On December 3, 2017 1:35:23 PM PST, "Michał Górny" <mgo...@gentoo.org> wrote:
>
>The best way to reach specific Gentoo developers is through Bugzilla.
>This gives the best chance for focused discussion on the specific issue
>without unnecessary distraction for other developers who are not
>interested in the specific topic.

While this is true for bugs, is it true for everything else as well? Bugzilla 
seems to me to be a more reactive, rather than proactive, tool when dealing 
with changes of behaviour in particular packages, eclasses, etc.. That is to 
say, if I object to the current behaviour in a particular eclass, in Portage, 
or in some core package with high impact, I can file a bug.

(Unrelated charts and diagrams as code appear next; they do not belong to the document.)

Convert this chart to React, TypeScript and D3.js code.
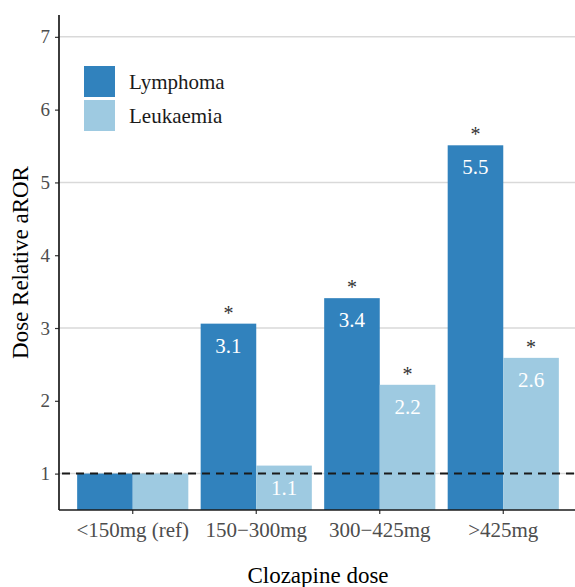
import { useEffect, useRef } from 'react'
import * as d3 from 'd3'

const doses = ['<150mg (ref)', '150\u2212300mg', '300\u2212425mg', '>425mg']
const seriesNames = ['Lymphoma', 'Leukaemia']
const lymphoma = [1.0, 3.06, 3.41, 5.51]
const leukaemia = [1.0, 1.11, 2.22, 2.59]
const lymphomaLabels = ['', '3.1', '3.4', '5.5']
const leukaemiaLabels = ['', '1.1', '2.2', '2.6']
const lymphomaStar = [false, true, true, true]
const leukaemiaStar = [false, false, true, true]
const yTicks = [1, 2, 3, 4, 5, 6, 7]
const gridTicks = [1, 3, 5, 7]

const colors = ['#3182bd', '#9ecae1']
const font = '"Liberation Serif", "Times New Roman", serif'

const App = () => {
  const svgRef = useRef<SVGSVGElement>(null)

  useEffect(() => {
    const W = 575
    const H = 587
    const margin = { top: 15, right: -2, bottom: 77, left: 59 }

    const svg = d3.select(svgRef.current)
    svg.selectAll('*').remove()
    svg.attr('width', W).attr('height', H)

    const x0 = d3.scaleBand()
      .domain(doses)
      .range([margin.left, W - margin.right])
      .paddingInner(0.1)
      .paddingOuter(0.147)

    const x1 = d3.scaleBand()
      .domain(seriesNames)
      .range([0, x0.bandwidth()])

    const y = d3.scaleLinear()
      .domain([0.5, 7.3])
      .range([H - margin.bottom, margin.top])

    const g = svg.append('g').style('font-family', font)

    // grid
    g.selectAll('line.grid')
      .data(gridTicks)
      .enter()
      .append('line')
      .attr('x1', margin.left)
      .attr('x2', W - margin.right)
      .attr('y1', d => y(d))
      .attr('y2', d => y(d))
      .attr('stroke', '#d9d9d9')
      .attr('stroke-width', 1.5)

    const series = [
      { name: seriesNames[0], values: lymphoma, labels: lymphomaLabels, stars: lymphomaStar, color: colors[0] },
      { name: seriesNames[1], values: leukaemia, labels: leukaemiaLabels, stars: leukaemiaStar, color: colors[1] }
    ]

    series.forEach(s => {
      const grp = g.append('g')
      grp.selectAll('rect')
        .data(s.values)
        .enter()
        .append('rect')
        .attr('x', (d, i) => (x0(doses[i]) as number) + (x1(s.name) as number))
        .attr('width', x1.bandwidth())
        .attr('y', d => y(d))
        .attr('height', d => y(0.5) - y(d))
        .attr('fill', s.color)

      grp.selectAll('text.val')
        .data(s.values)
        .enter()
        .append('text')
        .attr('x', (d, i) => (x0(doses[i]) as number) + (x1(s.name) as number) + x1.bandwidth() / 2)
        .attr('y', d => y(d) + 29)
        .attr('text-anchor', 'middle')
        .attr('fill', '#ffffff')
        .style('font-size', '21px')
        .text((d, i) => s.labels[i])

      grp.selectAll('text.star')
        .data(s.values)
        .enter()
        .append('text')
        .attr('x', (d, i) => (x0(doses[i]) as number) + (x1(s.name) as number) + x1.bandwidth() / 2)
        .attr('y', d => y(d) - 4)
        .attr('text-anchor', 'middle')
        .attr('fill', '#333333')
        .style('font-size', '20px')
        .text((d, i) => (s.stars[i] ? '*' : ''))
    })

    // reference line
    g.append('line')
      .attr('x1', margin.left + 3)
      .attr('x2', W - margin.right)
      .attr('y1', y(1))
      .attr('y2', y(1))
      .attr('stroke', '#1a1a1a')
      .attr('stroke-width', 2)
      .attr('stroke-dasharray', '8,6')

    // axes
    const yAxis = g.append('g')
      .attr('transform', `translate(${margin.left},0)`)
      .call(d3.axisLeft(y).tickValues(yTicks).tickSize(4).tickPadding(5).tickFormat(d3.format('d')))
    yAxis.select('.domain').remove()
    yAxis.selectAll('.tick line').attr('stroke', '#333').attr('stroke-width', 1.2)
    yAxis.selectAll('.tick text')
      .attr('fill', '#4d4d4d')
      .style('font-size', '19px')
      .style('font-family', font)

    const xAxis = g.append('g')
      .attr('transform', `translate(0,${H - margin.bottom})`)
      .call(d3.axisBottom(x0).tickSize(4).tickPadding(8))
    xAxis.select('.domain').remove()
    xAxis.selectAll('.tick line').attr('stroke', '#333').attr('stroke-width', 1.2)
    xAxis.selectAll('.tick text')
      .attr('fill', '#4d4d4d')
      .style('font-size', '21px')
      .style('font-family', font)

    g.append('line')
      .attr('x1', margin.left)
      .attr('x2', margin.left)
      .attr('y1', margin.top)
      .attr('y2', H - margin.bottom)
      .attr('stroke', '#1a1a1a')
      .attr('stroke-width', 1.7)

    g.append('line')
      .attr('x1', margin.left)
      .attr('x2', W - margin.right)
      .attr('y1', H - margin.bottom)
      .attr('y2', H - margin.bottom)
      .attr('stroke', '#1a1a1a')
      .attr('stroke-width', 1.7)

    // titles
    g.append('text')
      .attr('x', (margin.left + W - margin.right) / 2)
      .attr('y', 583)
      .attr('text-anchor', 'middle')
      .attr('fill', '#000')
      .style('font-size', '23px')
      .text('Clozapine dose')

    g.append('text')
      .attr('transform', `translate(28,${(margin.top + H - margin.bottom) / 2}) rotate(-90)`)
      .attr('text-anchor', 'middle')
      .attr('fill', '#000')
      .style('font-size', '23px')
      .text('Dose Relative aROR')

    // legend
    const legend = g.append('g').attr('transform', 'translate(84,66)')
    seriesNames.forEach((name, i) => {
      legend.append('rect')
        .attr('x', 0)
        .attr('y', i * 34)
        .attr('width', 31)
        .attr('height', 31)
        .attr('fill', colors[i])
      legend.append('text')
        .attr('x', 45)
        .attr('y', i * 34 + 23)
        .attr('fill', '#1a1a1a')
        .style('font-size', '21px')
        .text(name)
    })
  }, [])

  return <svg ref={svgRef} style={{ position: 'absolute', left: 0, top: 0 }}></svg>
}

export default App
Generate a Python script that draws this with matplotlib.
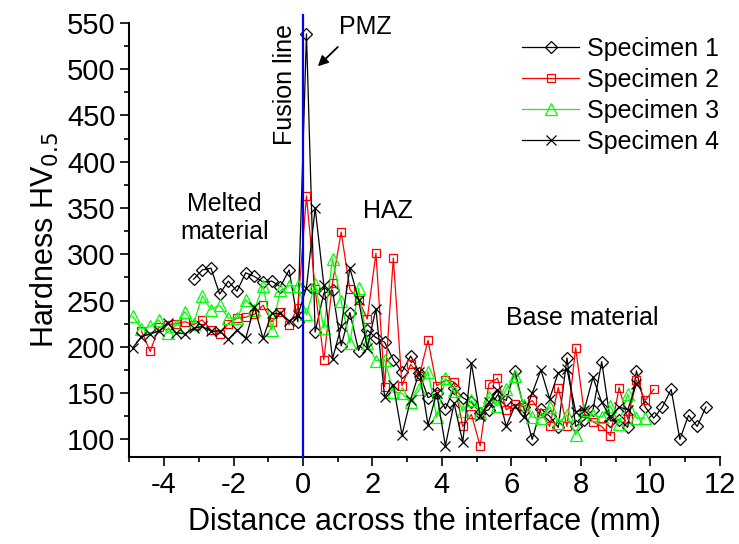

If someone is 
considering changing behaviour and I want to voice my opinion on that proposal, 
Bugzilla is less helpful. Case 1, the developer does it without 
non-dev-community input and I am left with the only choice being to object 
after the fact, when my system is already broken. Case 2, the developer files a 
bug describing the change and then implements it; in this case, we suffer from 
the problem that Bugzilla isn’t so easily discoverable, given the number of 
bugs filed; gentoo-dev has the nice property that the maintainers self-select 
which proposed changes are important enough to announce, which Bugzilla doesn’t 
do. So if I wanted to be notified of all important changes to core system 
packages on Bugzilla, today, I would have to (1) choose the set of packages to 
follow myself, probably missing a few in the process, and (2) filter out the 
unimportant bug mail which currently never reaches this list at all.